Printemps arabe ou pas, une petite révolution à La Mecque, cette année. Le pèlerinage s’est mis à l’heure d’Internet et du téléphone portable. Les autorités saoudiennes ont opté pour des supports électroniques afin de mieux encadrer les pèlerins.
3,25 millions, c’est le nombre de SMS qu’envoie chaque jour le ministère des Affaires religieuses pour les informer des rites du hajj et les prévenir de ce qui est nuisible. Il s’agit d’une véritable campagne électronique de sensibilisation aux préceptes de l’islam.
Les autorités saoudiennes suivent et canalisent efficacement le mouvement des pèlerins grâce au fichier électronique qui répertorie chaque fidèle sur les Lieux saints.
La Commission de la promotion de la vertu et de la prévention du vice, ou police religieuse, a ouvert sur YouTube une page où elle poste des vidéos et des documents. Sur le même site, le ministère saoudien de la Culture et de l’Information retransmet en direct le pèlerinage.

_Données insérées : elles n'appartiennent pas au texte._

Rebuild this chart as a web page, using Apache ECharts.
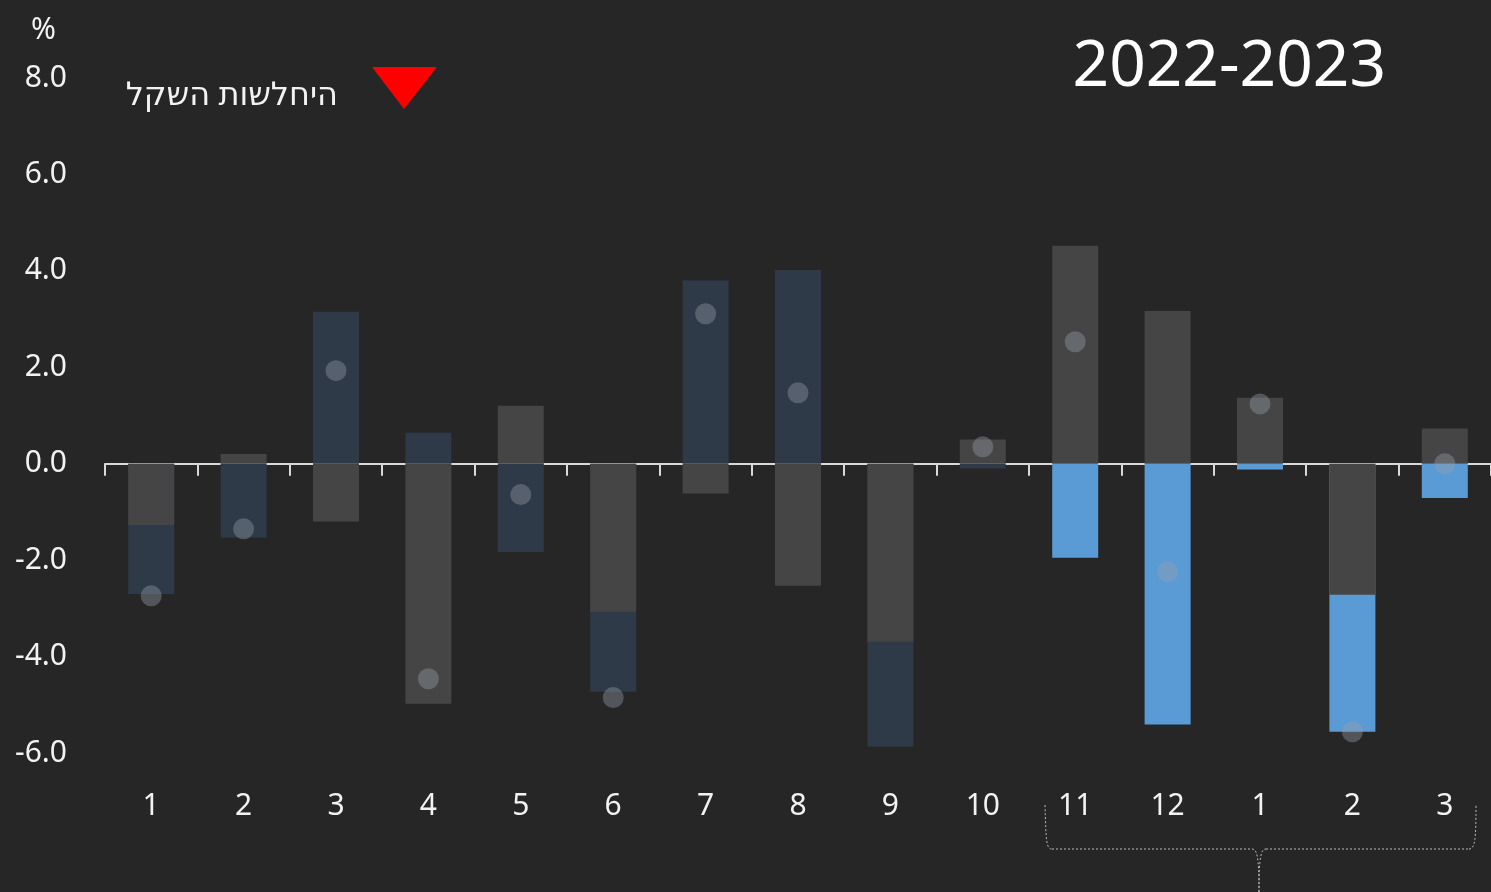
<!DOCTYPE html>
<html>
<head>
<meta charset="utf-8">
<script src="https://cdn.jsdelivr.net/npm/echarts@6/dist/echarts.min.js"></script>
<style>
  html, body { margin: 0; padding: 0; background: #262626; }
  #chart { width: 1491px; height: 892px; }
</style>
</head>
<body>
<div id="chart"></div>
<script>
// months 2022 (1..12) then 2023 (1..3)
var months = ['1', '2', '3', '4', '5', '6', '7', '8', '9', '10', '11', '12', '1', '2', '3'];
var blueVals = [-2.70, -1.53, 3.15, 0.64, -1.83, -4.73, 3.80, 4.02, -5.87, -0.10, -1.95, -5.41, -0.12, -5.56, -0.71];
var grayVals = [-1.27, 0.20, -1.20, -4.98, 1.20, -3.07, -0.62, -2.53, -3.69, 0.50, 4.52, 3.17, 1.37, -2.72, 0.73];
var dotVals = [-2.74, -1.35, 1.93, -4.46, -0.64, -4.85, 3.11, 1.47, null, 0.35, 2.53, -2.24, 1.24, -5.56, 0.00];
var yTicks = { min: -6, max: 8, step: 2 };

var chart = echarts.init(document.getElementById('chart'));
var font = "'Noto Sans', 'DejaVu Sans', sans-serif";

// last five months (2023 period) are highlighted in bright blue
var blueData = blueVals.map(function (v, i) {
  return {
    value: v,
    itemStyle: { color: i >= 10 ? '#5b9bd5' : '#2e3a47' }
  };
});

var braceStyle = { fill: null, stroke: '#bbbbbb', lineWidth: 1, lineDash: [2, 2] };

chart.setOption({
  backgroundColor: '#262626',
  animation: false,
  title: {
    text: '2022-2023',
    right: 100,
    top: 31,
    textStyle: { color: '#ffffff', fontSize: 64, fontWeight: 'normal', fontFamily: font }
  },
  grid: { left: 105, right: 0, top: 78, bottom: 139 },
  xAxis: [{
    type: 'category',
    data: months,
    axisLine: { onZero: true, lineStyle: { color: '#d9d9d9', width: 2 } },
    axisTick: { show: true, length: 12, lineStyle: { color: '#d9d9d9', width: 2 } },
    axisLabel: { show: false },
    splitLine: { show: false }
  }, {
    type: 'category',
    data: months,
    position: 'bottom',
    axisLine: { show: false, onZero: false },
    axisTick: { show: false },
    axisLabel: { color: '#f2f2f2', fontSize: 30, fontFamily: font, margin: 38 }
  }],
  yAxis: {
    type: 'value',
    min: yTicks.min,
    max: yTicks.max,
    interval: yTicks.step,
    axisLine: { show: false },
    axisTick: { show: false },
    splitLine: { show: false },
    axisLabel: {
      color: '#f2f2f2',
      fontSize: 30,
      fontFamily: font,
      margin: 38,
      formatter: function (v) { return v.toFixed(1); }
    }
  },
  series: [{
    type: 'bar',
    xAxisIndex: 0,
    data: blueData,
    barWidth: 46,
    barGap: '-100%',
    z: 2
  }, {
    type: 'bar',
    xAxisIndex: 0,
    data: grayVals,
    barWidth: 46,
    barGap: '-100%',
    itemStyle: { color: '#454545' },
    z: 3
  }, {
    type: 'scatter',
    xAxisIndex: 0,
    data: dotVals,
    symbolSize: 21,
    itemStyle: { color: 'rgba(150,158,170,0.5)' },
    z: 5
  }],
  graphic: [
    { type: 'text', x: 31, y: 15,
      style: { text: '%', fill: '#f2f2f2', font: '30px ' + font } },
    { type: 'polygon',
      shape: { points: [[372, 67], [437, 67], [404, 109]] },
      style: { fill: '#ff0000' } },
    { type: 'text', x: 338, y: 80,
      style: { text: 'היחלשות השקל', fill: '#f2f2f2', font: '32px ' + font, align: 'right' } },
    // dotted brace under the 2023 period
    { type: 'bezierCurve', shape: { x1: 1045, y1: 805, cpx1: 1046, cpy1: 840, cpx2: 1046, cpy2: 849, x2: 1052, y2: 849 }, style: braceStyle },
    { type: 'line', shape: { x1: 1052, y1: 849, x2: 1252, y2: 849 }, style: braceStyle },
    { type: 'bezierCurve', shape: { x1: 1252, y1: 849, cpx1: 1257, cpy1: 849, cpx2: 1259, cpy2: 856, x2: 1259, y2: 892 }, style: braceStyle },
    { type: 'bezierCurve', shape: { x1: 1259, y1: 892, cpx1: 1259, cpy1: 856, cpx2: 1261, cpy2: 849, x2: 1266, y2: 849 }, style: braceStyle },
    { type: 'line', shape: { x1: 1266, y1: 849, x2: 1469, y2: 849 }, style: braceStyle },
    { type: 'bezierCurve', shape: { x1: 1469, y1: 849, cpx1: 1475, cpy1: 849, cpx2: 1476, cpy2: 840, x2: 1476, y2: 805 }, style: braceStyle }
  ]
});
</script>
</body>
</html>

7 millions de dépliants d’orientation religieux, imprimés dans une dizaine de langues, et 500 000 cd emplis de messages religieux en langue arabe, plus 250 000 cd dans six autres langues sont aussi disponibles.

Le pèlerinage mêle désormais la tradition la plus rigoureuse aux technologies les plus sophistiquées du XXIe siècle. Un autre regard sur l’islam.